Während sich im Straßenrecht Regelungen finden, die für eine das privatrechtliche Eigentum überlagernde, durch Widmung begründete öffentliche Sachherrschaft sprechen, fehlt es für andere öffentliche Sachen, gerade für die öffentlichen Sachen im Einrichtungs- und Verwaltungsgebrauch, an einer gesetzlichen Grundlage. Der zum leading case für das ö. S. gewordene Hamburger Stadtsiegelfall, in dem ein auf öffentlicher Sachherrschaft gegründeter Herausgabeanspruch hinsichtlich des als öffentliche Sache zu qualifizierenden Hamburger Stadtsiegels durch die Stadt Hamburg gegenüber einer Antiquitätenhändlerin letztlich gerichtlich verneint wurde (OVG Münster, NJW 1993: 2635–2637; BVerwG, NJW 1994: 144 f.), verdeutlicht, dass ohne gesetzliche Grundlage sich eine das privatrechtliche Eigentum überlagernde öffentliche Sachherrschaft nicht begründen lässt. Soweit gewohnheitsrechtlich versucht wird, eine entsprechende Grundlage zu schaffen (Gewohnheitsrecht), wird sich diese im Einzelfall wie allgemein nur schwer nachweisen lassen, sodass jenseits der Straßen und Gewässer ohne gesetzliche Grundlage eine öffentliche Sachherrschaft durch Widmung nicht entstehen kann.

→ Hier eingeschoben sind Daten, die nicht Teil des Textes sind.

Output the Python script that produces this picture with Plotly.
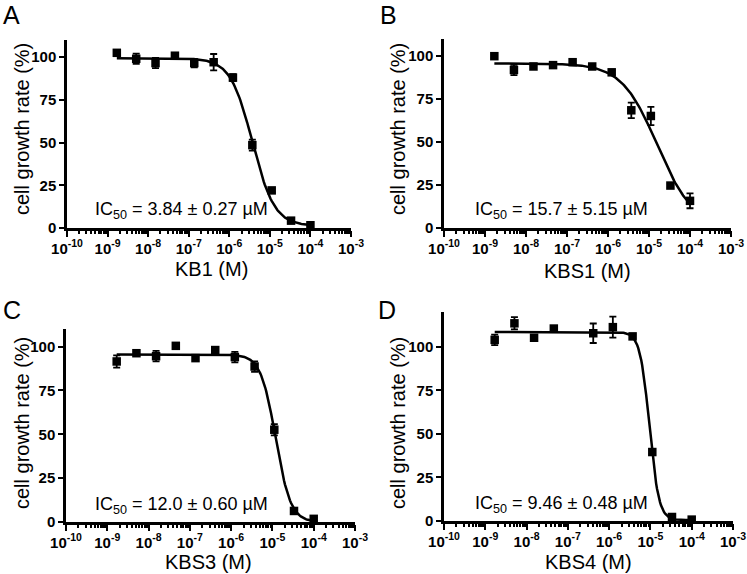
import math
import plotly.graph_objects as go

# ---------------- data ----------------
conc = [1.69e-9, 5.08e-9, 1.52e-8, 4.57e-8, 1.37e-7, 4.12e-7, 1.23e-6, 3.70e-6, 1.11e-5, 3.33e-5, 1.0e-4]

kb1_vals = [102.5, 99.0, 96.5, 100.8, 96.5, 97.0, 88.0, 48.5, 22.0, 4.3, 1.6]
kb1_err = [1.0, 3.0, 3.0, 1.0, 2.5, 4.8, 2.0, 3.2, 1.0, 1.0, 1.0]

kbs1_vals = [100.0, 92.0, 94.0, 94.8, 96.5, 94.0, 90.6, 68.5, 65.2, 24.7, 15.8]
kbs1_err = [1.0, 3.0, 1.5, 1.0, 1.0, 1.0, 1.5, 4.5, 5.3, 1.0, 4.3]

kbs3_vals = [91.5, 96.2, 94.5, 100.4, 93.4, 98.0, 94.0, 88.6, 52.6, 6.3, 1.8]
kbs3_err = [3.5, 1.0, 3.0, 1.0, 1.0, 1.5, 3.0, 3.0, 3.2, 1.0, 1.0]

kbs4_vals = [104.0, 113.5, 105.2, 110.5, None, 107.8, 111.3, 106.0, 39.6, 2.3, 0.8]
kbs4_err = [3.0, 3.5, 1.0, 1.0, None, 5.6, 6.0, 1.0, 1.0, 1.0, 1.0]

# 4-parameter logistic fit parameters: top, bottom, log10(IC50), hill slope
fit_kb1 = [99.3, 1.3, -5.43, 1.6]
fit_kbs1 = [95.8, 1.0, -4.80, 1.0]
fit_kbs3 = [95.5, 0.0, -4.921, 2.4]
fit_kbs4 = [108.5, 0.5, -5.024, 3.8]

names = ["KB1", "KBS1", "KBS3", "KBS4"]
letters = ["A", "B", "C", "D"]
ic50_labels = ["IC<sub>50</sub> = 3.84 \u00b1 0.27 \u00b5M",
               "IC<sub>50</sub> = 15.7 \u00b1 5.15 \u00b5M",
               "IC<sub>50</sub> = 12.0 \u00b1 0.60 \u00b5M",
               "IC<sub>50</sub> = 9.46 \u00b1 0.48 \u00b5M"]
y_max = [110, 110, 110, 120]
y_ticks = [0, 25, 50, 75, 100]
x_exponents = [-10, -9, -8, -7, -6, -5, -4, -3]

values = [kb1_vals, kbs1_vals, kbs3_vals, kbs4_vals]
errors = [kb1_err, kbs1_err, kbs3_err, kbs4_err]
fits = [fit_kb1, fit_kbs1, fit_kbs3, fit_kbs4]

# ---------------- layout geometry (pixels) ----------------
W, H = 747, 574
# plot boxes: left, right, top, bottom (pixels)
boxes = [(67, 351, 40, 228), (444, 731, 39, 228), (66, 355, 329, 522), (444, 733, 312, 521)]
letter_pos = [(11, 15), (388, 15), (12, 310), (387, 310)]
ytitle_pos = [(22, 129), (398, 129), (22, 423), (398, 423)]
xtitle_pos = [(212, 269), (587, 271), (208, 562), (588, 562)]
ic_pos = [(93, 210), (473, 210), (93, 505), (473, 504)]


def px(x):
    return x / W


def py(y):
    return 1 - y / H


FONT = "Liberation Sans, Arial, sans-serif"

fig = go.Figure()

minor_vals = [k * 10.0 ** e for e in range(-10, -3) for k in range(2, 10)]

annotations = []
for i in range(4):
    sfx = "" if i == 0 else str(i + 1)
    xa, ya = "x" + sfx, "y" + sfx
    top, bottom, logc, hill = fits[i]
    # fitted 4PL curve
    n = 200
    lo, hi = -8.772, -4.0
    cx = [10 ** (lo + (hi - lo) * j / (n - 1)) for j in range(n)]
    cy = [bottom + (top - bottom) / (1 + 10 ** ((math.log10(v) - logc) * hill)) for v in cx]
    fig.add_trace(go.Scatter(x=cx, y=cy, mode="lines", line=dict(color="black", width=2.5),
                             xaxis=xa, yaxis=ya, showlegend=False, hoverinfo="skip"))
    fig.add_trace(go.Scatter(x=conc, y=values[i], mode="markers",
                             marker=dict(symbol="square", size=8.5, color="black"),
                             error_y=dict(type="data", array=errors[i], color="black",
                                          thickness=1.8, width=3.5),
                             xaxis=xa, yaxis=ya, showlegend=False, cliponaxis=False))

    l, r, t, b = boxes[i]
    fig.layout["xaxis" + sfx] = dict(
        type="log", range=[-10, -3], domain=[px(l), px(r)], anchor=ya, automargin=False,
        tickmode="array", tickvals=[10.0 ** e for e in x_exponents],
        ticktext=["10<sup>%d</sup>" % e for e in x_exponents],
        tickfont=dict(family=FONT, size=15, color="black", weight="bold"),
        ticklabelstandoff=-1, ticklabeloverflow="allow",
        showline=True, linecolor="black", linewidth=2.5, ticks="outside",
        ticklen=6, tickwidth=2.2, tickcolor="black", showgrid=False, zeroline=False,
        minor=dict(tickmode="array", tickvals=minor_vals, ticks="outside", ticklen=3.5,
                   tickwidth=1.5, tickcolor="black", showgrid=False),
        fixedrange=True)
    fig.layout["yaxis" + sfx] = dict(
        range=[0, y_max[i]], domain=[py(b), py(t)], anchor=xa, automargin=False,
        tickmode="array", tickvals=y_ticks, ticktext=[str(v) for v in y_ticks],
        tickfont=dict(family=FONT, size=15, color="black", weight="bold"),
        showline=True, linecolor="black", linewidth=2.5, ticks="outside",
        ticklen=5, tickwidth=2.2, tickcolor="black", showgrid=False, zeroline=False,
        fixedrange=True)

    lx, ly = letter_pos[i]
    annotations.append(dict(text=letters[i], x=px(lx), y=py(ly), xref="paper", yref="paper",
                            showarrow=False, font=dict(family=FONT, size=25, color="black"),
                            xanchor="center", yanchor="middle"))
    tx, ty = ytitle_pos[i]
    annotations.append(dict(text="cell growth rate (%)", x=px(tx), y=py(ty), xref="paper", yref="paper",
                            showarrow=False, textangle=-90,
                            font=dict(family=FONT, size=20, color="black"),
                            xanchor="center", yanchor="middle"))
    xx, xy = xtitle_pos[i]
    annotations.append(dict(text=names[i] + " (M)", x=px(xx), y=py(xy), xref="paper", yref="paper",
                            showarrow=False, font=dict(family=FONT, size=20, color="black"),
                            xanchor="center", yanchor="middle"))
    ix, iy = ic_pos[i]
    annotations.append(dict(text=ic50_labels[i], x=px(ix), y=py(iy), xref="paper", yref="paper",
                            showarrow=False, font=dict(family=FONT, size=18, color="black"),
                            xanchor="left", yanchor="middle"))

fig.update_layout(width=W, height=H, margin=dict(l=0, r=0, t=0, b=0, autoexpand=False),
                  paper_bgcolor="white", plot_bgcolor="white",
                  annotations=annotations, showlegend=False)

fig.write_html("out.html", config={"displayModeBar": False},
               post_script="document.body.style.margin='0';document.body.style.overflow='hidden';")
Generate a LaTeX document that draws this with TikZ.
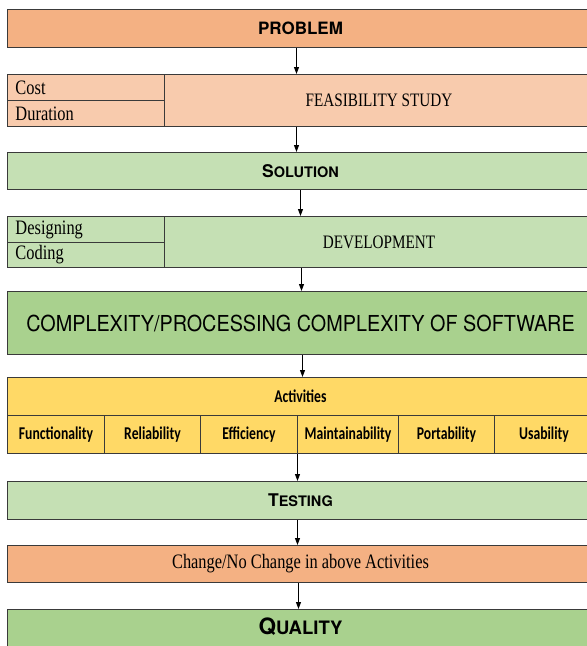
\documentclass[tikz,border=0pt]{standalone}
\usepackage{fontspec}
\setmainfont{Liberation Serif}[FakeStretch=0.8]
\newfontfamily\heros{TeX Gyre Heros}
\newfontfamily\heroc{TeX Gyre Heros}[FakeStretch=0.9]
\newfontfamily\carl{Carlito}[FakeStretch=0.76]
\usetikzlibrary{arrows.meta}
\definecolor{orangeA}{HTML}{F4B183}
\definecolor{orangeB}{HTML}{F8CBAD}
\definecolor{greenA}{HTML}{C5E0B4}
\definecolor{greenB}{HTML}{A9D18E}
\definecolor{goldA}{HTML}{FFD966}
\definecolor{edge}{HTML}{3A3A3A}
\newcommand{\capsA}[2]{{\fontsize{17.5}{17}\selectfont #1}{\fontsize{14.5}{14}\selectfont #2}}
\begin{document}
\begin{tikzpicture}[x=1pt,y=-1pt,
  box/.style={draw=edge, line width=1pt, inner sep=0pt, anchor=north west, minimum width=586pt},
  cell/.style={draw=edge, line width=1pt, inner sep=0pt, anchor=north west},
  lcell/.style={cell, minimum width=157pt, minimum height=26pt, text width=141pt, align=left},
  acell/.style={cell, minimum height=38pt, font=\carl\bfseries\fontsize{18}{18}\selectfont},
  serif/.style={font=\fontsize{19}{19}\selectfont},
  lserif/.style={font=\fontsize{20.5}{20}\selectfont},
  arr/.style={-{Triangle[length=7pt,width=5pt]}, line width=1.1pt, black}]
\useasboundingbox (0,0) rectangle (587,646);
\clip (0,0) rectangle (587,646);
% PROBLEM
\node[box, fill=orangeA, minimum height=38pt, font=\heros\bfseries\fontsize{17}{17}\selectfont] (problem) at (7,9) {PROBLEM};
% FEASIBILITY
\node[box, fill=orangeB, minimum height=52pt] (feasrow) at (7,74) {};
\node[cell, fill=orangeB, minimum width=429pt, minimum height=52pt, serif] (feas) at (164,74) {FEASIBILITY STUDY};
\node[lcell, fill=orangeB, lserif] (cost) at (7,74) {Cost};
\node[lcell, fill=orangeB, lserif] (dur) at (7,100) {Duration};
% SOLUTION
\node[box, fill=greenA, minimum height=37pt, font=\heros\bfseries] (solution) at (7,152) {\capsA{S}{OLUTION}};
% DEVELOPMENT
\node[box, fill=greenA, minimum height=51pt] (devrow) at (7,216) {};
\node[cell, fill=greenA, minimum width=429pt, minimum height=51pt, serif] (dev) at (164,216) {DEVELOPMENT};
\node[lcell, fill=greenA, lserif] (design) at (7,216) {Designing};
\node[lcell, fill=greenA, minimum height=25pt, lserif] (coding) at (7,242) {Coding};
% COMPLEXITY
\node[box, fill=greenB, minimum height=63pt, font=\heroc\fontsize{22}{22}\selectfont] (complex) at (7,291) {COMPLEXITY/PROCESSING COMPLEXITY OF SOFTWARE};
% ACTIVITIES
\node[box, fill=goldA, minimum height=76pt] (actrow) at (7,377) {};
\node[cell, fill=goldA, minimum width=586pt, minimum height=38pt, font=\carl\bfseries\fontsize{18}{18}\selectfont] (act) at (7,377) {Activities};
\node[acell, fill=goldA, minimum width=97pt] (func) at (7,415) {Functionality};
\node[acell, fill=goldA, minimum width=96pt] (rel) at (104,415) {Reliability};
\node[acell, fill=goldA, minimum width=97pt] (eff) at (200,415) {Efficiency};
\node[acell, fill=goldA, minimum width=101pt] (maint) at (297,415) {Maintainability};
\node[acell, fill=goldA, minimum width=96pt] (port) at (398,415) {Portability};
\node[acell, fill=goldA, minimum width=99pt] (usab) at (494,415) {Usability};
% TESTING
\node[box, fill=greenA, minimum height=38pt, font=\heros\bfseries] (testing) at (7,481) {\capsA{T}{ESTING}};
% CHANGE
\node[box, fill=orangeA, minimum height=37pt, lserif] (change) at (7,545) {Change/No Change in above Activities};
% QUALITY
\node[box, fill=greenB, minimum height=50pt, text depth=16pt, font=\heros\bfseries] (quality) at (7,609) {{\fontsize{22.5}{22}\selectfont Q}{\fontsize{18.5}{18}\selectfont UALITY}};
% arrows
\draw[arr] ([xshift=-4pt]problem.south) -- ([xshift=-4pt]problem.south |- feasrow.north);
\draw[arr] ([xshift=-4pt]feasrow.south) -- ([xshift=-4pt]feasrow.south |- solution.north);
\draw[arr] (solution.south) -- (solution.south |- devrow.north);
\draw[arr] ([xshift=1pt]devrow.south) -- ([xshift=1pt]devrow.south |- complex.north);
\draw[arr] ([xshift=2pt]complex.south) -- ([xshift=2pt]complex.south |- actrow.north);
\draw[arr] ([xshift=-3pt]actrow.south) -- ([xshift=-3pt]actrow.south |- testing.north);
\draw[arr] ([xshift=-3pt]testing.south) -- ([xshift=-3pt]testing.south |- change.north);
\draw[arr] ([xshift=-2pt]change.south) -- ([xshift=-2pt]change.south |- quality.north);
\end{tikzpicture}
\end{document}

Der Widmung kommt als hoheitlicher Zweckbestimmung jedoch eine nutzungsrechtliche Funktion zu, indem sie den Nutzungszweck der Sache, damit den Kreis der Nutzungsberechtigten und den Nutzungsumfang, im Rahmen der gesetzlichen Regelungen festlegt. Straßenrechtlich wird unterschieden zwischen Gemeingebrauch, Sondernutzung und Anliegergebrauch. Nach den straßenrechtlichen Regelungen ist, bei allen Unterschieden im Wortlaut, die Nutzung der Straße für jedermann im Rahmen der Widmung zum Verkehr und der Straßenverkehrsvorschriften zulassungsfrei möglich. Der dadurch bestimmte Gemeingebrauch erstreckt sich allerdings nur auf die Nutzung der Straße zum Verkehr, damit zur Fortbewegung, wobei eine widmungskonforme Unterbrechung wie das Parken und zumeist auch der kommunikative Verkehr, etwa das Verweilen und das Gespräch in Fußgängerzonen, mitumfasst sind. Dagegen bedürfen darüber hinausgehende Straßennutzungen, soweit sie nicht für die Grundstücksnutzung durch den Straßenanlieger erforderlich sind (Anliegergebrauch), als Sondernutzung einer im Ermessen der Behörde stehenden Sondernutzungserlaubnis, damit einer behördlichen Genehmigung im Einzelfall oder der Zulassung allgemein durch Satzung. Vergleichbar wird für die Nutzung öffentlicher Einrichtungen, etwa von Stadthallen, Museen oder Schwimmbädern, unterschieden zwischen den innerhalb des Widmungszwecks liegenden Nutzungen, bei denen nach den Gemeindeordnungen dem Einwohner im Rahmen des geltenden Rechts regelmäßig ein Zulassungsanspruch zusteht, und den Sonderbenutzungen, d. h. Nutzungen öffentlicher Einrichtungen über den Widmungszweck hinaus. Bei Gewässern kommt dem Gemeingebrauch wasserhaushaltsrechtlich nur noch rudimentäre Bedeutung zu, etwa für das Wasserschöpfen mit kleineren Gefäßen, sodass die Sondernutzung mittels Erlaubnis und Bewilligung im Zentrum und Mittelpunkt steht. Bei Sachen im Verwaltungsgebrauch wird durch die Widmung grundsätzlich nur die interne Nutzung ermöglicht, d. h. der Gebrauch durch die Verwaltung selbst, nicht dagegen werden Nutzungsansprüche durch den Bürger begründet.